Implementing and Customizing Typo Tolerance in Typesense for Improved Search Results
Typesense provides built-in support for typo tolerance, making it easier for users to find relevant results even if they make spelling mistakes or typos in their search queries. This feature helps improve the search experience by returning more accurate results despite minor inaccuracies in the search terms.
Implementing Typo Tolerance in Typesense
Below is a step-by-step guide on how to leverage typo tolerance in Typesense.
1. Configure Typo Tolerance
Typo tolerance in Typesense is enabled by default, and its behavior can be customized using various settings in your search query. These settings include num_typos
, which specifies the number of typos allowed, and typo_tokens_threshold
, among others.
2. Create and Configure Collections
First, you need to create a collection with an appropriate schema. Here’s an example schema for a books
collection:
const booksSchema = {
name: 'books',
fields: [
{ name: 'title', type: 'string' },
{ name: 'author', type: 'string' },
{ name: 'publication_year', type: 'int32' },
{ name: 'genres', type: 'string[]', facet: true }
],
default_sorting_field: 'publication_year'
};
// Create the collection
client.collections().create(booksSchema).then(data => {
console.log(data);
}).catch(error => {
console.error(error);
});
3. Index Documents
Here’s an example of indexing documents into the books
collection:
const documents = [
{
'id': '1',
'title': 'The Great Gatsby',
'author': 'F. Scott Fitzgerald',
'publication_year': 1925,
'genres': ['Fiction', 'Classic']
},
{
'id': '2',
'title': 'To Kill a Mockingbird',
'author': 'Harper Lee',
'publication_year': 1960,
'genres': ['Fiction', 'Drama']
}
];
client.collections('books').documents().import(documents).then(result => {
console.log(result);
}).catch(error => {
console.error(error);
});
4. Perform Typo-Tolerant Search Queries
When performing search queries, you can specify the typo tolerance settings in the query parameters. Here’s an example:
const performSearch = async (query, queryBy) => {
try {
const result = await client.collections('books').documents().search({
q: query,
query_by: queryBy,
num_typos: 2, // Allow up to 2 typos
typo_tokens_threshold: 3 // Consider tokens with 3 or more characters for typos
});
console.log(result);
return result;
} catch (error) {
console.error('Search Error', error);
}
};
// Example usage
performSearch('Grat Gatsby', 'title');
This example would correctly return results for "The Great Gatsby" despite the typo in the search query.

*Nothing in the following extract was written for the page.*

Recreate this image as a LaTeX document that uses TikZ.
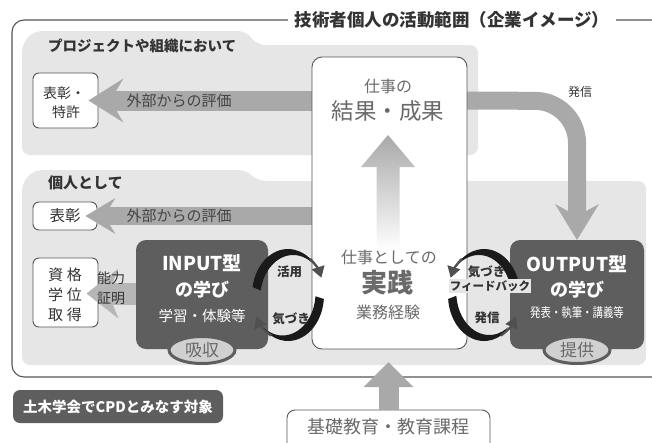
\documentclass[tikz,border=0pt]{standalone}
\usepackage{fontspec}
\setmainfont{Noto Sans CJK JP}
\usetikzlibrary{arrows.meta,calc,shapes.geometric}
\definecolor{panelc}{HTML}{E6E6E6}
\definecolor{arrowc}{HTML}{A9A9A9}
\definecolor{arrowl}{HTML}{B6B6B6}
\definecolor{darkc}{HTML}{5E5E5E}
\definecolor{framec}{HTML}{555555}
\definecolor{txtd}{HTML}{333333}
\definecolor{txtm}{HTML}{444444}
\definecolor{txtg}{HTML}{6A6A6A}
\definecolor{ellc}{HTML}{D0D0D0}
\definecolor{headc}{HTML}{505050}
\definecolor{arcc}{HTML}{1A1A1A}
\newcommand{\fsz}[1]{\fontsize{#1}{#1}\selectfont}
\tikzset{
  txt/.style={inner sep=0pt, font=\fsz{#1}},
  boldtxt/.style={inner sep=0pt, font=\bfseries\fsz{#1}},
  smallbox/.style={draw=framec, fill=white, rounded corners=6pt, line width=0.9pt, inner sep=0pt},
  darkbox/.style={fill=darkc, rounded corners=10pt, inner sep=0pt},
  tagell/.style={ellipse, fill=ellc, draw=darkc, line width=3pt, minimum width=66pt, minimum height=27pt, inner sep=0pt, text=txtg, font=\fsz{17}},
  arcbody/.style={fill=arcc},
  archead/.style={draw=headc, line width=2.2pt, -{Triangle[length=11pt,width=13pt]}},
}
\begin{document}
\begin{tikzpicture}[x=1pt,y=-1pt]
\useasboundingbox (0,0) rectangle (652,442);
\clip (0,0) rectangle (652,442);
% outer frame
\draw[framec, line width=1.1pt, rounded corners=12pt] (12,20) rectangle (690,377);
\node[fill=white, inner xsep=7pt, inner ysep=2pt, font=\bfseries\fsz{17.5}, text=txtd] (title) at (452,20) {技術者個人の活動範囲（企業イメージ）};
% panels
\fill[panelc, rounded corners=8pt] (22,155) -- (22,44) -- (34,31) -- (246,31) -- (257,45) -- (478,45) -- (478,155) -- cycle;
\fill[panelc, rounded corners=8pt] (22,365) -- (22,183) -- (34,170) -- (246,170) -- (258,181) -- (646,181) -- (646,365) -- cycle;
\node[boldtxt=14.5, text=txtd, anchor=west] (ptitle) at (48,46) {プロジェクトや組織において};
\node[boldtxt=15, text=txtd, anchor=west] (ititle) at (48,183) {個人として};
% small boxes
\node[smallbox, minimum width=65pt, minimum height=55pt] (sho1) at (65.5,100.5) {};
\node[smallbox, minimum width=64pt, minimum height=28pt] (sho2) at (65,216) {};
\node[smallbox, minimum width=65pt, minimum height=69pt] (shikaku) at (65.5,292.5) {};
% white work box (placed first as coordinate reference)
\path (389.5,203) coordinate (workc);
\coordinate (t1) at ($(sho1.east)+(-10,0)$);
\coordinate (t2) at ($(sho2.east)+(-12,0)$);
\coordinate (t3) at ($(shikaku.east)+(-12,1)$);
\coordinate (w1s) at (318,100.5);
\coordinate (w2s) at (318,216);
\coordinate (hs) at (460,100.5);
\draw[arrowc, line width=20pt, -{Stealth[length=35pt,width=44pt,inset=13pt,line width=0pt]}] (w1s) -- (t1);
\draw[arrowc, line width=18pt, -{Stealth[length=30pt,width=36pt,inset=11pt,line width=0pt]}] (w2s) -- (t2);
\draw[arrowl, line width=22pt, -{Stealth[length=32pt,width=50pt,inset=10pt,line width=0pt]}] (142,293.5) -- (t3);
% 発信 arrow
\coordinate (hc) at (577,101);
\coordinate (htip) at (577,240);
\draw[arrowc, line width=18pt, rounded corners=42pt, -{Stealth[length=36pt,width=44pt,inset=12pt,line width=0pt]}] (hs) -- (hc) -- (htip);
% white box
\node[draw=framec, fill=white, rounded corners=10pt, line width=0.9pt, minimum width=155pt, minimum height=292pt, inner sep=0pt] (work) at (workc) {};
\shade[top color=arrowc, bottom color=white] (388,135) -- (415,167) -- (399.5,167) -- (399.5,250) -- (376.5,250) -- (376.5,167) -- (361,167) -- cycle;
\node[txt=16, text=txtg] (wa) at (388,86) {仕事の};
\node[txt=22.5, text=txtg] (wb) at (388,111) {結果・成果};
\node[txt=16, text=txtg] (wc) at (389,257) {仕事としての};
\node[boldtxt=26, text=txtg] (wd) at (387,283) {実践};
\node[txt=16, text=txtg] (we) at (388,312) {業務経験};
% dark boxes
\node[darkbox, minimum width=132pt, minimum height=109pt] (inbox) at (202,294.5) {};
\node[darkbox, minimum width=134pt, minimum height=109pt] (outbox) at (577,294.5) {};
\node[tagell] (absorb) at (202,350) {吸収};
\node[tagell] (provide) at (577,350) {提供};
\node[boldtxt=19, text=white] (in1) at (202,263) {INPUT型};
\node[boldtxt=18, text=white] (in2) at (202,290) {の学び};
\node[txt=14.5, text=white] (in3) at (202,316) {学習・体験等};
\node[boldtxt=19, text=white] (out1) at (577,264) {OUTPUT型};
\node[boldtxt=18, text=white] (out2) at (577,290) {の学び};
\node[txt=13, text=white] (out3) at (577,313) {\scalebox{0.8}[1]{発表・執筆・講義等}};
% base box and arrow
\node[smallbox, rounded corners=8pt, minimum width=203pt, minimum height=44pt] (basebox) at (388.5,432) {};
\node[txt=18, text=txtg] (basetxt) at (388.5,427) {基礎教育・教育課程};
\coordinate (uptip) at (388.5,362);
\draw[arrowc, line width=20pt, -{Triangle[length=25pt,width=50pt,line width=0pt]}] (basebox.north) -- (uptip);
% CPD box
\node[darkbox, rounded corners=7pt, minimum width=210pt, minimum height=33pt, text=white, font=\bfseries\fsz{14.5}] (cpd) at (118,406.5) {土木学会でCPDとみなす対象};
% left cycle
\fill[arcbody] (288,295) ++(-170:36 and 46) arc[start angle=-170, end angle=-45, x radius=36, y radius=46] -- ($(293.2,298)+(-45:33 and 43)$) arc[start angle=-45, end angle=-170, x radius=33, y radius=43] -- cycle;
\draw[archead] (288,295) ++(-52:36 and 46) arc[start angle=-52, end angle=-22, x radius=36, y radius=46];
\fill[arcbody] (288,295) ++(5:36 and 46) arc[start angle=5, end angle=125, x radius=36, y radius=46] -- ($(282.6,292.5)+(125:33 and 43)$) arc[start angle=125, end angle=5, x radius=33, y radius=43] -- cycle;
\draw[archead] (288,295) ++(118:36 and 46) arc[start angle=118, end angle=152, x radius=36, y radius=46];
% right cycle
\fill[arcbody] (484,295) ++(-10:36 and 46) arc[start angle=-10, end angle=-135, x radius=36, y radius=46] -- ($(478.8,298)+(-135:33 and 43)$) arc[start angle=-135, end angle=-10, x radius=33, y radius=43] -- cycle;
\draw[archead] (484,295) ++(-128:36 and 46) arc[start angle=-128, end angle=-158, x radius=36, y radius=46];
\fill[arcbody] (484,295) ++(175:36 and 46) arc[start angle=175, end angle=55, x radius=36, y radius=46] -- ($(489.2,292)+(55:33 and 43)$) arc[start angle=55, end angle=175, x radius=33, y radius=43] -- cycle;
\draw[archead] (484,295) ++(62:36 and 46) arc[start angle=62, end angle=28, x radius=36, y radius=46];
% labels
\node[txt=14, text=txtd] (s1a) at (64,93) {表彰・};
\node[txt=14, text=txtd] (s1b) at (66,112) {特許};
\node[txt=15.5, text=txtd] (s2) at (65,216) {表彰};
\node[txt=15, text=txtd] (k1) at (65,275) {資\hspace{4pt}格};
\node[txt=15, text=txtd] (k2) at (65,295) {学\hspace{4pt}位};
\node[txt=15, text=txtd] (k3) at (65,315) {取\hspace{4pt}得};
\node[txt=15, text=txtm] (e1) at (179,101) {外部からの評価};
\node[txt=15, text=txtm] (e2) at (179,216) {外部からの評価};
\node[txt=14, text=txtd] (n1) at (111,278) {能力};
\node[txt=14, text=txtd] (n2) at (111,298) {証明};
\node[txt=12, text=txtd] (hl) at (580,92) {発信};
\node[boldtxt=12.5, text=txtd] (c1) at (289.5,272) {活用};
\node[boldtxt=12.5, text=txtd] (c2) at (291,319) {気づき};
\node[boldtxt=12.5, text=txtd] (c3) at (486.5,272) {気づき};
\node[boldtxt=11.5, text=txtd, fill=panelc, inner sep=1pt] (c4) at (490,286) {フィードバック};
\node[boldtxt=12.5, text=txtd] (c5) at (487,318) {発信};
\end{tikzpicture}
\end{document}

Advanced Typo Tolerance Settings
Typesense offers several advanced configurations for controlling typo tolerance behavior:
num_typos
: Defines the maximum number of typos allowed in the search query. The default is 2.typo_tokens_threshold
: Sets the minimum length of tokens to be considered for typo tolerance. Short tokens (like "a" or "is") are ignored. The default is 3.min_len_1typo
: Sets the minimum length of tokens to allow 1 typo. Default is 4.min_len_2typos
: Sets the minimum length of tokens to allow 2 typos. Default is 8.

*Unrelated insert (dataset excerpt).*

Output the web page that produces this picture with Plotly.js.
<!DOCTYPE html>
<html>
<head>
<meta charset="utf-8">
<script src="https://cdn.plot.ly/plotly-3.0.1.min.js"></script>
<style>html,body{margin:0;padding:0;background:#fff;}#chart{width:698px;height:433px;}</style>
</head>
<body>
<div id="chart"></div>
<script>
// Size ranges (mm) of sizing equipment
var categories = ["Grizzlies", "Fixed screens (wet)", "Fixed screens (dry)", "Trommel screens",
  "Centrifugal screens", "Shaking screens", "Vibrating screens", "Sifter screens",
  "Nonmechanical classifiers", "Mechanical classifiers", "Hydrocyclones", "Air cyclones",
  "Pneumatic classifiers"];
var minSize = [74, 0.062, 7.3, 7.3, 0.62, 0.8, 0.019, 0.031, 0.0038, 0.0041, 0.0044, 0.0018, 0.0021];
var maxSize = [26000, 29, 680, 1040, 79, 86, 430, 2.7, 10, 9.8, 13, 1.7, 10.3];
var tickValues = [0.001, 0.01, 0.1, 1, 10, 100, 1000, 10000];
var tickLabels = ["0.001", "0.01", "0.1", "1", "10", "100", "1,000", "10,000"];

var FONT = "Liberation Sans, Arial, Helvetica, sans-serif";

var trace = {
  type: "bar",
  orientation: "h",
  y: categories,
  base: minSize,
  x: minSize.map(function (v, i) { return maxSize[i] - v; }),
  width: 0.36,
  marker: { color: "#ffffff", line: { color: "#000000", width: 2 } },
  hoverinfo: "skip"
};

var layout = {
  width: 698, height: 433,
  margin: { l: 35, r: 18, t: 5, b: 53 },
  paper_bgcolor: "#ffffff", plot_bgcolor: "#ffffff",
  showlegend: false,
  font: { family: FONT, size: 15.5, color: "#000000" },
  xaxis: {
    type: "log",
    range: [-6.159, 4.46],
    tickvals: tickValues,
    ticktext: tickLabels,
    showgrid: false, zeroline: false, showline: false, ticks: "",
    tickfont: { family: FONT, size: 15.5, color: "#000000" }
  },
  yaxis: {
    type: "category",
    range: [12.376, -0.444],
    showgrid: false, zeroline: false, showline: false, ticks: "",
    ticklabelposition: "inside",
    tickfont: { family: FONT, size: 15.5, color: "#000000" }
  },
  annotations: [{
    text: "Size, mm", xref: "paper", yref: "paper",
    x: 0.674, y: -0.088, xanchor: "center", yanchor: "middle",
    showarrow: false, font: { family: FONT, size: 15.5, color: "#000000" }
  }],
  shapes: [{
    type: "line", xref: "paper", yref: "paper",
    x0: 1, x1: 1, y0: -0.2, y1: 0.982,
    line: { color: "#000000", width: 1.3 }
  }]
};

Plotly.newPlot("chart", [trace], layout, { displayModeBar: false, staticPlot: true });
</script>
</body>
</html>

Here is an example of utilizing these settings in your search query:
const performAdvancedSearch = async (query, queryBy) => {
try {
const result = await client.collections('books').documents().search({
q: query,
query_by: queryBy,
num_typos: 2,
typo_tokens_threshold: 3,
min_len_1typo: 4,
min_len_2typos: 8
});
console.log(result);
return result;
} catch (error) {
console.error('Advanced Search Error', error);
}
};
// Example usage
performAdvancedSearch('Kal Mockingbird', 'title');
Monitoring and Analytics
To ensure your typo tolerance settings are optimal, keep track of search performance through monitoring and analytics. Gather data on:
- Common Typos: Identify frequent typos to fine-tune your settings.
- Search Latency: Monitor the impact of typo tolerance on search performance.
- User Behavior: Analyze how often typo tolerance corrects user queries.
Conclusion
By enabling and fine-tuning typo tolerance settings in Typesense, you can significantly enhance the search experience by ensuring users get relevant results even when their search queries contain typos. This approach can be particularly beneficial for applications with diverse user bases and high search volumes.
Implementing typo tolerance is straightforward with Typesense's built-in settings, and customizing it for your specific needs can help you deliver a more accurate and user-friendly search experience.